The reform of the corporate sector seeks to improve the efficiency of companies' activities and to encourage more investment by companies. The long-term rate of return of Japanese companies has been relatively low. In order to improve the profitability of companies, the Abe government has worked at reducing regulation, increasing the number of external directors, encouraging transparency and reporting to the owners, and increasing the influence of company owners. In addition, a decision has been made to gradually lower the country's burdensome corporate tax rate to less than 30 percent, which better corresponds to tax levels in rival countries – China and South Korea in particular. Furthermore, in January 2014, a programme was set up to encourage companies to invest by reducing their tax burden.
The start of the corporate sector reforms has been promising (Chart 5). Corporate profitability has improved. For example, the return on equity has risen clearly since 2012. The efficiency improvements in corporate activities are also promoted by the free trade agreements sought after in the context of the reform. If these agreements materialise, they will open Japan's relatively closed markets and force companies to improve their productivity in order to be more competitive. In autumn 2015, Japan and the United States, together with ten other countries, signed the Trans-Pacific Partnership (TPP). The opening of the markets will also benefit the Japanese export sector, which has already grown markedly due to the depreciation of the yen.
As the population ages, the number of working-age (15–64) people in Japan has decreased considerably. The working-age population peaked at 87 million in 1995. By 2015, the number had contracted by a good 11 per cent to EUR 77 million. The most important challenge in the labour markets is indeed to increase women's labour force participation rate, which is one of the lowest among the OECD countries. Women's entry into working life is being made easier, among other things, by increasing the number of day care facilities and providing more flexible working hours, which enables and facilitates the reconciliation of work and family life. The government also encourages companies to appoint women to managerial and supervisory positions. In addition, the labour force is being increased by attracting more foreign workers, who are currently in short supply in Japan. The requirements for immigration have been eased, and the induction and training of foreign employees has been increased.
Women's labour force participation rate has increased from 2012 onwards, and the decline in the total number of the employed has been halted (Chart 6). However, increasing the foreign labour force has been ineffective. For example, the quota of the programme attracting top professionals is 1,500 persons, which is indicative of the modest scope of the initiative. In addition, for example in the construction sector, which suffers from a labour shortage, the proportion of foreign workforce is only about 2 per cent. Hence, the government needs to take stronger measures to increase work-based immigration, and to change the overall attitude, which is negative towards immigration.
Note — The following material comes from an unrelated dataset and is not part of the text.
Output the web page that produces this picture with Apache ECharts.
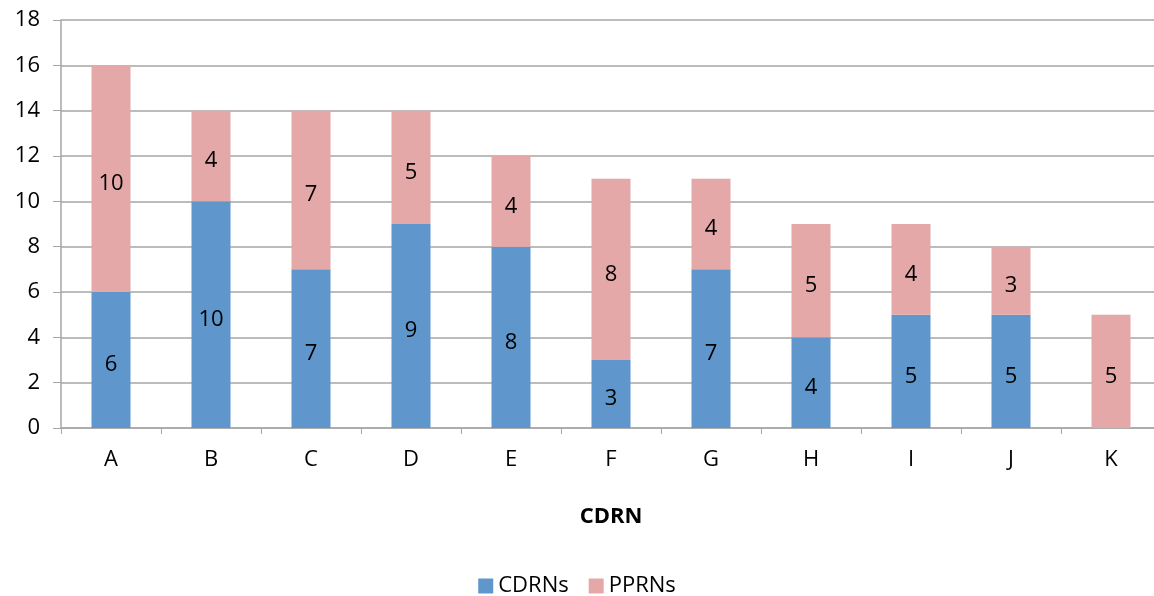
<!DOCTYPE html>
<html>
<head>
<meta charset="utf-8">
<script src="https://cdn.jsdelivr.net/npm/echarts@6/dist/echarts.min.js"></script>
<style>
  html, body { margin: 0; padding: 0; background: #fff; overflow: hidden; }
  #chart { width: 1154px; height: 596px; }
</style>
</head>
<body>
<div id="chart"></div>
<script>
var categories = ['A', 'B', 'C', 'D', 'E', 'F', 'G', 'H', 'I', 'J', 'K'];
var cdrns = [6, 10, 7, 9, 8, 3, 7, 4, 5, 5, 0];
var pprns = [10, 4, 7, 5, 4, 8, 4, 5, 4, 3, 5];

var font = '"Open Sans", "Liberation Sans", sans-serif';

function barLabel() {
    return {
        show: true,
        position: 'inside',
        offset: [0, 5],
        color: '#000',
        fontSize: 22,
        fontFamily: font,
        formatter: function (p) { return p.value ? p.value : ''; }
    };
}

var chart = echarts.init(document.getElementById('chart'));
chart.setOption({
    animation: false,
    textStyle: { fontFamily: font },
    grid: {
        left: 61, width: 1100, top: 20, bottom: 168,
        containLabel: false, outerBoundsMode: 'none'
    },
    legend: {
        top: 570,
        left: 'center',
        itemWidth: 15,
        itemHeight: 15,
        itemGap: 20,
        icon: 'rect',
        textStyle: { fontSize: 22, color: '#000', fontFamily: font },
        data: ['CDRNs', 'PPRNs']
    },
    xAxis: {
        type: 'category',
        data: categories,
        name: 'CDRN',
        nameLocation: 'middle',
        nameGap: 78,
        nameTextStyle: { fontSize: 22, fontWeight: 'bold', color: '#000' },
        axisLine: { lineStyle: { color: '#a6a6a6', width: 1.5 } },
        axisTick: { show: true, length: 6, lineStyle: { color: '#a6a6a6' } },
        axisLabel: { fontSize: 22, color: '#000', margin: 21 }
    },
    yAxis: {
        type: 'value',
        min: 0,
        max: 18,
        interval: 2,
        axisLine: { show: true, lineStyle: { color: '#a6a6a6', width: 1.5 } },
        axisTick: { show: true, length: 8, lineStyle: { color: '#a6a6a6' } },
        axisLabel: { fontSize: 22, color: '#000', margin: 21 },
        splitLine: { lineStyle: { color: '#a6a6a6', width: 1.5 } }
    },
    series: [
        {
            name: 'CDRNs',
            type: 'bar',
            stack: 'total',
            barWidth: 39,
            data: cdrns,
            itemStyle: { color: '#5f96cb' },
            label: barLabel()
        },
        {
            name: 'PPRNs',
            type: 'bar',
            stack: 'total',
            barWidth: 39,
            data: pprns,
            itemStyle: { color: '#e3a8a7' },
            label: barLabel()
        }
    ]
});
</script>
</body>
</html>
Despite the improvement in employment, there is the problem that the majority of job increases has been in part-time and fixed-term work. These jobs tend to be compensated clearly weaker in Japan compared to regular employment relationships. This undermines the economic growth potential, since a lower earnings level reduces the purchasing power of the consumers. An even bigger problem for the longer-term development of the economy is the development of the economy's aggregate wages. Contraction of the working-age population decreases the total of wages and reduces its growth potential. This impact is further amplified by the fact that an older working population on average has a higher earning level than a younger one. Therefore, as the ageing population retires, the wages of the replacing younger generation are not enough to compensate for the lost wages of retired workers. Therefore in order for purchasing power to remain unchanged, wages need to increase clearly in the future.
All hope is not yet lost
All in all, abenomics had a promising start in Japan. Optimism for the economic outlook was successfully brought about, the price level began to rise and economic growth picked up. However, the favourable development stopped with the consumption tax hike of spring 2014, as a consequence of which economic growth came to a halt and inflation also dropped back to around zero. Hence the 2% growth rates for inflation and real GDP targeted by the government have so far not been reached, and the country has continued to incur more debt. This reflects partly the recent sluggish development of the global economy and deterioration of the outlook of global economic growth, but the main challenge for achieving Japan's economic goals continues to be the implementation of structural reforms.
Even if the objectives of abenomics have still not been achieved, there are some signs of success. The core inflation has accelerated from the average level of –1 per cent at the beginning of the decade close to 1 percent, that is by nearly 2 percentage points, and the budget deficit has been successfully reduced. Companies have improved their profitability, and the decline in the number of the employed has been successfully slowed down by increasing women's labour force participation rate. This creates a solid foundation for wage growth, acceleration of inflation and ultimately also for more robust economic growth, which has so far remained sluggish. If the challenging and time-consuming structural reforms can be decisively put in place, the government still has a chance to achieve its objectives and enable the people of Japan to once again bask in the rising sun.